_GIVEN EXERCISE_. Transcribe each of the records below exactly, excluding all pictures.
====================
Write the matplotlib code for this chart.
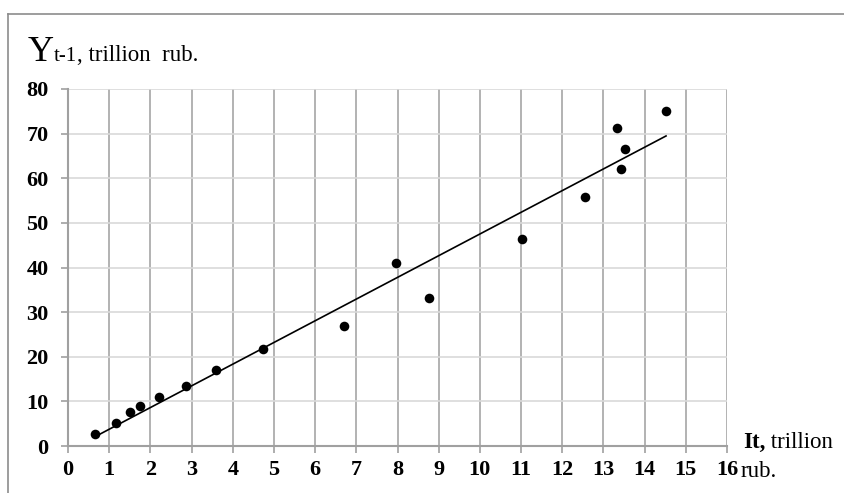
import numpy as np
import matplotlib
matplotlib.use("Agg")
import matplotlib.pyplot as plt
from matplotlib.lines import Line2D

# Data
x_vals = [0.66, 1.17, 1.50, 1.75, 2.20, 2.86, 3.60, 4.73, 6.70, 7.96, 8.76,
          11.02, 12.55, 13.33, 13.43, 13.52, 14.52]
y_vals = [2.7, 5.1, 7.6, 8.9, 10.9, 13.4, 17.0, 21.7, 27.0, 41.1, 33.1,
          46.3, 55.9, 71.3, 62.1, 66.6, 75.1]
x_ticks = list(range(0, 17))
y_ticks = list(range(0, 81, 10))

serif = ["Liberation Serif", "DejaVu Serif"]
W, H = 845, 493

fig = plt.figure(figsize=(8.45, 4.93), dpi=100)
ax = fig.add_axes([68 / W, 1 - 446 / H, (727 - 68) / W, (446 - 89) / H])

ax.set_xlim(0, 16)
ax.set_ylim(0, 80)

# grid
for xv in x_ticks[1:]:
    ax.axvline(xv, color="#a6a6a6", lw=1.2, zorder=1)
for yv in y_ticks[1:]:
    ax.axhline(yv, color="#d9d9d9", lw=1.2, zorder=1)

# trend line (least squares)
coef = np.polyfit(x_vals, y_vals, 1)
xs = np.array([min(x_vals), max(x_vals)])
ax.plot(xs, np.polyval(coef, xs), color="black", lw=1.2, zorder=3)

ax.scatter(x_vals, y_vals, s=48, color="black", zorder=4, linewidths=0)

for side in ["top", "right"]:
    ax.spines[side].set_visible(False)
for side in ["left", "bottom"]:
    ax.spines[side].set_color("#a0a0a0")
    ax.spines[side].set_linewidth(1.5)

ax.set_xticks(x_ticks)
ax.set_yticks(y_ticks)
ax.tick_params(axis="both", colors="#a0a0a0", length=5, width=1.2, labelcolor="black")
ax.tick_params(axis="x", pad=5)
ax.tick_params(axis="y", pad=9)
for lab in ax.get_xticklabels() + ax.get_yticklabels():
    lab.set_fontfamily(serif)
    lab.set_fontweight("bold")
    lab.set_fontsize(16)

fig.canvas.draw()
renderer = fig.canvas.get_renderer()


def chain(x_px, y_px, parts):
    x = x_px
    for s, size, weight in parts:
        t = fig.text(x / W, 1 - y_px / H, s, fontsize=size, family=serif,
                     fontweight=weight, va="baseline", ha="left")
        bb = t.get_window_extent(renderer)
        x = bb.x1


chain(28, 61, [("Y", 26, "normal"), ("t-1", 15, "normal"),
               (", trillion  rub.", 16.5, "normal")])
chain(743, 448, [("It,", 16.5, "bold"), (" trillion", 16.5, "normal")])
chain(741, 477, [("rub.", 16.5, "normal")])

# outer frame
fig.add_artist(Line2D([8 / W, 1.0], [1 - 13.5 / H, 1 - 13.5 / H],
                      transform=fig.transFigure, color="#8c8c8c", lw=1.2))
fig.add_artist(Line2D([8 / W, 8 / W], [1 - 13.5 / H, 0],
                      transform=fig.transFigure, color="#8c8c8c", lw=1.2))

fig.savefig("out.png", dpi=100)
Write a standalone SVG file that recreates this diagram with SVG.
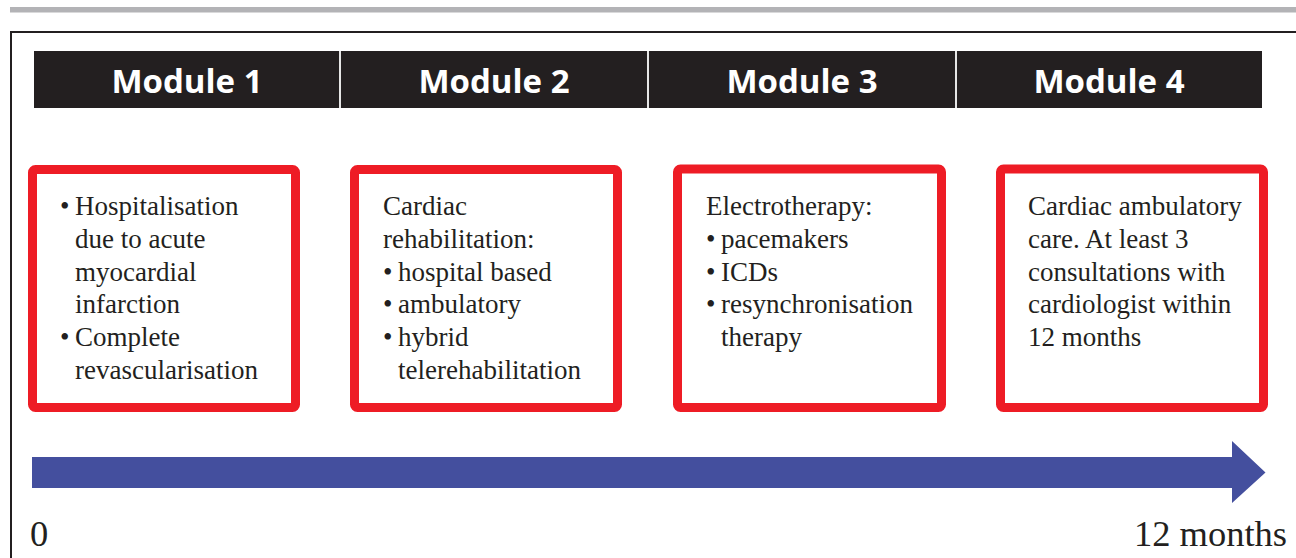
====================
_COMPLETED EXERCISE_.
Write the matplotlib code for this chart.
import numpy as np
import matplotlib
matplotlib.use("Agg")
import matplotlib.pyplot as plt
from matplotlib.lines import Line2D

# Data
x_vals = [0.66, 1.17, 1.50, 1.75, 2.20, 2.86, 3.60, 4.73, 6.70, 7.96, 8.76,
          11.02, 12.55, 13.33, 13.43, 13.52, 14.52]
y_vals = [2.7, 5.1, 7.6, 8.9, 10.9, 13.4, 17.0, 21.7, 27.0, 41.1, 33.1,
          46.3, 55.9, 71.3, 62.1, 66.6, 75.1]
x_ticks = list(range(0, 17))
y_ticks = list(range(0, 81, 10))

serif = ["Liberation Serif", "DejaVu Serif"]
W, H = 845, 493

fig = plt.figure(figsize=(8.45, 4.93), dpi=100)
ax = fig.add_axes([68 / W, 1 - 446 / H, (727 - 68) / W, (446 - 89) / H])

ax.set_xlim(0, 16)
ax.set_ylim(0, 80)

# grid
for xv in x_ticks[1:]:
    ax.axvline(xv, color="#a6a6a6", lw=1.2, zorder=1)
for yv in y_ticks[1:]:
    ax.axhline(yv, color="#d9d9d9", lw=1.2, zorder=1)

# trend line (least squares)
coef = np.polyfit(x_vals, y_vals, 1)
xs = np.array([min(x_vals), max(x_vals)])
ax.plot(xs, np.polyval(coef, xs), color="black", lw=1.2, zorder=3)

ax.scatter(x_vals, y_vals, s=48, color="black", zorder=4, linewidths=0)

for side in ["top", "right"]:
    ax.spines[side].set_visible(False)
for side in ["left", "bottom"]:
    ax.spines[side].set_color("#a0a0a0")
    ax.spines[side].set_linewidth(1.5)

ax.set_xticks(x_ticks)
ax.set_yticks(y_ticks)
ax.tick_params(axis="both", colors="#a0a0a0", length=5, width=1.2, labelcolor="black")
ax.tick_params(axis="x", pad=5)
ax.tick_params(axis="y", pad=9)
for lab in ax.get_xticklabels() + ax.get_yticklabels():
    lab.set_fontfamily(serif)
    lab.set_fontweight("bold")
    lab.set_fontsize(16)

fig.canvas.draw()
renderer = fig.canvas.get_renderer()


def chain(x_px, y_px, parts):
    x = x_px
    for s, size, weight in parts:
        t = fig.text(x / W, 1 - y_px / H, s, fontsize=size, family=serif,
                     fontweight=weight, va="baseline", ha="left")
        bb = t.get_window_extent(renderer)
        x = bb.x1


chain(28, 61, [("Y", 26, "normal"), ("t-1", 15, "normal"),
               (", trillion  rub.", 16.5, "normal")])
chain(743, 448, [("It,", 16.5, "bold"), (" trillion", 16.5, "normal")])
chain(741, 477, [("rub.", 16.5, "normal")])

# outer frame
fig.add_artist(Line2D([8 / W, 1.0], [1 - 13.5 / H, 1 - 13.5 / H],
                      transform=fig.transFigure, color="#8c8c8c", lw=1.2))
fig.add_artist(Line2D([8 / W, 8 / W], [1 - 13.5 / H, 0],
                      transform=fig.transFigure, color="#8c8c8c", lw=1.2))

fig.savefig("out.png", dpi=100)
Write a standalone SVG file that recreates this diagram with SVG.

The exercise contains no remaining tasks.